Step 4: Running Your Test
To run your test, execute the following command in the terminal:
mvn test
If everything is set up correctly, you should see the browser open, navigate to “https://www.example.com,” and the title printed in the console.
Advanced Selenium Features
Selenium is not just about opening web pages; it offers many advanced capabilities. Here are some commonly used features:
-
Element Interaction: You can interact with web elements (buttons, text fields, links) using various WebDriver methods. For example, to enter text in a field:
driver.findElement(By.id("username")).sendKeys("myusername");
-
Waits: Implicit and explicit waits help manage timing issues when elements take time to load. For example:
WebDriverWait wait = new WebDriverWait(driver, 10);
wait.until(ExpectedConditions.visibilityOfElementLocated(By.id("submit")));
-
Taking Screenshots: You can capture screenshots during test execution:
File screenshot = ((TakesScreenshot) driver).getScreenshotAs(OutputType.FILE);
FileUtils.copyFile(screenshot, new File("screenshot.png"));
Integrating Accessibility Features in Browser Automation
As web accessibility becomes a priority, incorporating accessibility testing into your automation framework is crucial. Selenium can be combined with tools like aXe or Lighthouse to evaluate accessibility issues in web applications.

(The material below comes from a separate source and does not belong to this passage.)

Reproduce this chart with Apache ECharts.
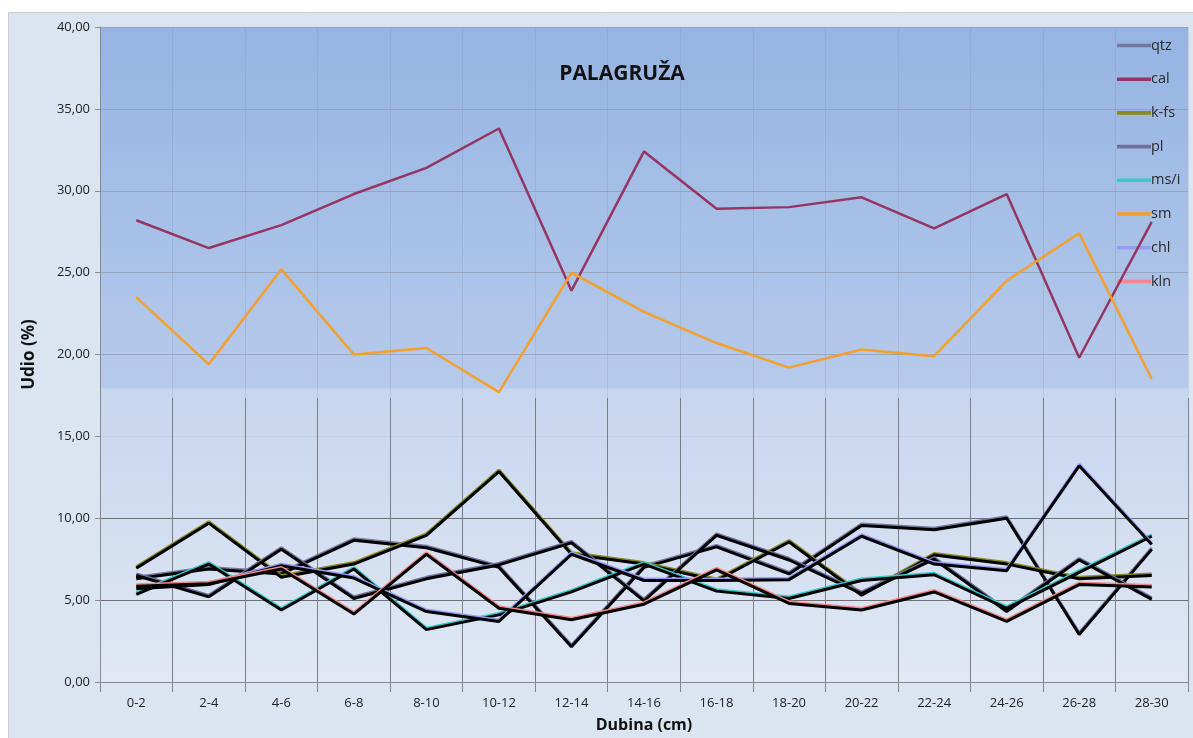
<!DOCTYPE html>
<html>
<head>
<meta charset="utf-8">
<script src="https://cdn.jsdelivr.net/npm/echarts@6/dist/echarts.min.js"></script>
<style>
  html, body { margin: 0; padding: 0; background: #ffffff; }
  #chart { width: 1193px; height: 738px; }
</style>
</head>
<body>
<div id="chart"></div>
<script>
// Depth intervals (cm)
const categories = ['0-2','2-4','4-6','6-8','8-10','10-12','12-14','14-16','16-18','18-20','20-22','22-24','24-26','26-28','28-30'];

// Mineral shares (%) per depth interval
const qtz  = [6.3, 6.9, 6.6, 8.65, 8.2, 7.0, 2.15, 7.0, 8.25, 6.6, 9.55, 9.3, 10.0, 2.9, 8.1];
const cal  = [28.2, 26.5, 27.9, 29.8, 31.4, 33.8, 23.9, 32.4, 28.9, 29.0, 29.6, 27.7, 29.8, 19.8, 28.1];
const kfs  = [6.95, 9.7, 6.4, 7.2, 8.95, 12.85, 7.8, 7.2, 6.2, 8.55, 5.3, 7.75, 7.2, 6.3, 6.5];
const pl   = [6.5, 5.2, 8.1, 5.1, 6.3, 7.15, 8.5, 4.95, 8.95, 7.45, 5.4, 7.5, 4.3, 7.45, 5.05];
const msi  = [5.35, 7.2, 4.4, 6.9, 3.2, 4.1, 5.5, 7.2, 5.55, 5.1, 6.2, 6.55, 4.5, 6.7, 8.9];
const sm   = [23.5, 19.4, 25.2, 20.0, 20.4, 17.7, 25.0, 22.6, 20.7, 19.2, 20.3, 19.9, 24.5, 27.4, 18.5];
const chl  = [5.7, 5.95, 7.1, 6.35, 4.3, 3.7, 7.8, 6.2, 6.2, 6.25, 8.9, 7.2, 6.8, 13.2, 8.4];
const kln  = [5.85, 6.0, 6.9, 4.15, 7.8, 4.5, 3.8, 4.75, 6.85, 4.8, 4.4, 5.5, 3.7, 5.95, 5.8];

const yTicks = { min: 0, max: 40, interval: 5 };

const seriesDefs = [
  { name: 'qtz',  data: qtz, color: '#76769f', dark: true },
  { name: 'cal',  data: cal, color: '#943562', dark: false },
  { name: 'k-fs', data: kfs, color: '#8a8a1a', dark: true },
  { name: 'pl',   data: pl,  color: '#6f6f9c', dark: true },
  { name: 'ms/i', data: msi, color: '#33cccc', dark: true },
  { name: 'sm',   data: sm,  color: '#f5a02a', dark: false },
  { name: 'chl',  data: chl, color: '#9b9bf5', dark: true },
  { name: 'kln',  data: kln, color: '#f58888', dark: true }
];

const FONT = 'Open Sans';
const chart = echarts.init(document.getElementById('chart'), null, { renderer: 'canvas' });

const fmt = v => v.toFixed(2).replace('.', ',');

const series = seriesDefs.map(s => ({
  name: s.name,
  type: 'line',
  data: s.data,
  xAxisIndex: 0,
  yAxisIndex: 0,
  symbol: 'none',
  color: s.color,
  z: s.dark ? 3 : 4,
  lineStyle: s.dark
    ? { color: '#000000', width: 3, shadowColor: s.color, shadowBlur: 0, shadowOffsetY: -1.5 }
    : { color: s.color, width: 2.5 },
  emphasis: { disabled: true },
  animation: false
}));

chart.setOption({
  backgroundColor: '#ffffff',
  animation: false,
  graphic: [{
    type: 'rect',
    shape: { x: 8.5, y: 12.5, width: 1190, height: 730 },
    style: { fill: '#dbe5f1', stroke: '#c9cdd3', lineWidth: 1 },
    z: -10,
    silent: true
  }],
  title: {
    text: 'PALAGRUŽA',
    left: 617,
    textAlign: 'center',
    top: 59,
    textStyle: { fontFamily: FONT, fontSize: 21, fontWeight: 'bold', color: '#111111' }
  },
  legend: {
    orient: 'vertical',
    left: 1112,
    top: 33,
    itemWidth: 34,
    itemHeight: 12,
    itemGap: 18.7,
    textStyle: { fontFamily: FONT, fontSize: 14.5, color: '#2a2a2a', padding: [0, 0, 0, -5] },
    data: seriesDefs.map(s => ({
      name: s.name,
      icon: 'path://M0,4.2 L34,4.2 L34,7.8 L0,7.8 Z',
      itemStyle: { color: s.color },
      lineStyle: { color: s.color, width: 3 }
    }))
  },
  grid: [
    {
      left: 100, right: 5, top: 27, bottom: 46,
      show: true,
      borderWidth: 0,
      backgroundColor: new echarts.graphic.LinearGradient(0, 0, 0, 1, [
        { offset: 0, color: '#95b4e2' },
        { offset: 0.55, color: '#b6caeb' },
        { offset: 0.553, color: '#c7d5ee' },
        { offset: 1, color: '#e0e8f4' }
      ])
    },
    { left: 100, right: 5, top: 398, bottom: 46, show: false }
  ],
  xAxis: [
    {
      type: 'category',
      data: categories,
      gridIndex: 0,
      boundaryGap: true,
      name: 'Dubina (cm)',
      nameLocation: 'middle',
      nameGap: 35,
      nameTextStyle: { fontFamily: FONT, fontSize: 16, fontWeight: 'bold', color: '#111111' },
      axisLine: { show: true, lineStyle: { color: '#8a8a8a', width: 1 } },
      axisTick: { show: true, length: 7, lineStyle: { color: '#8a8a8a' } },
      axisLabel: { fontFamily: FONT, fontSize: 13, color: '#222222', margin: 15 },
      splitLine: { show: true, lineStyle: { color: 'rgba(130,140,170,0.25)', width: 1 } }
    },
    {
      type: 'category',
      data: categories,
      gridIndex: 1,
      boundaryGap: true,
      axisLine: { show: false },
      axisTick: { show: false },
      axisLabel: { show: false },
      splitLine: { show: true, lineStyle: { color: '#7d7d85', width: 1 } }
    }
  ],
  yAxis: [
    {
      type: 'value',
      gridIndex: 0,
      min: yTicks.min,
      max: yTicks.max,
      interval: yTicks.interval,
      name: 'Udio (%)',
      nameLocation: 'middle',
      nameGap: 62,
      nameRotate: 90,
      nameTextStyle: { fontFamily: FONT, fontSize: 17, fontWeight: 'bold', color: '#111111' },
      axisLine: { show: true, lineStyle: { color: '#8a8a8a' } },
      axisTick: { show: true, length: 5, lineStyle: { color: '#8a8a8a' } },
      axisLabel: { fontFamily: FONT, fontSize: 13, color: '#222222', margin: 10, formatter: fmt },
      splitLine: {
        show: true,
        lineStyle: {
          color: ['#8a8a8a', '#707070', '#707070', '#c9d2e2', '#9aa6bb', '#98a6c0', '#95a4c2', '#93a2c4', '#93a2c4'],
          width: 1
        }
      }
    },
    {
      type: 'value',
      gridIndex: 1,
      min: 0, max: 1,
      show: false,
      splitLine: { show: false }
    }
  ],
  series: series
});
</script>
</body>
</html>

For example, you can use the aXe API to run accessibility checks after loading a page:
// Assume axe-core is already included in your project
driver.get("https://www.example.com");
JavascriptExecutor js = (JavascriptExecutor) driver;
js.executeScript("axe.run(function (err, results) { console.log(results); });");
This script runs an accessibility check on the loaded page and logs the results to the console.
Using Puppeteer for Browser Automation
Puppeteer is a powerful alternative to Selenium, especially for projects that require headless browser testing. It allows for more straightforward scripting with Node.js.
Step 1: Installing Puppeteer
First, ensure you have Node.js installed. Then, create a new project directory and run the following command to initialize a new Node.js project:
npm init -y
Install Puppeteer with npm:
npm install puppeteer
Step 2: Writing a Simple Puppeteer Script
Create a new file named `puppeteerTest.js` and add the following code to open a browser and navigate to a website:
const puppeteer = require('puppeteer');
(async () => {
const browser = await puppeteer.launch();
const page = await browser.newPage();
await page.goto('https://www.example.com');
console.log('Page title:', await page.title());
await browser.close();
})();Run your Puppeteer script using the command:
node puppeteerTest.js
Advanced Puppeteer Features
Puppeteer also offers advanced features, including:
- Headless Mode: Puppeteer runs in headless mode by default, which means no GUI is displayed, making it faster and more efficient for automated testing.
-
Taking Screenshots: You can take screenshots easily:
await page.screenshot({ path: 'screenshot.png' });
-
Generating PDFs: Puppeteer can also generate PDFs of pages:
await page.pdf({ path: 'page.pdf', format: 'A4' });
Conclusion
Browser automation is a vital skill for developers and testers alike. Whether you choose Selenium, Puppeteer, or another framework, mastering browser automation can enhance your workflow, improve testing efficiency, and help ensure web applications are robust and user-friendly. By following this guide, you now have the foundational knowledge to start your journey toward becoming proficient in browser automation. As you continue to explore more advanced features and integrations, consider focusing on accessibility to create an inclusive web experience for all users.
The future of browser automation looks promising, with trends towards AI-powered solutions and smarter testing frameworks that can adapt to real-time user interactions. As you evolve your skills, stay informed about emerging technologies and best practices to remain at the forefront of this dynamic field.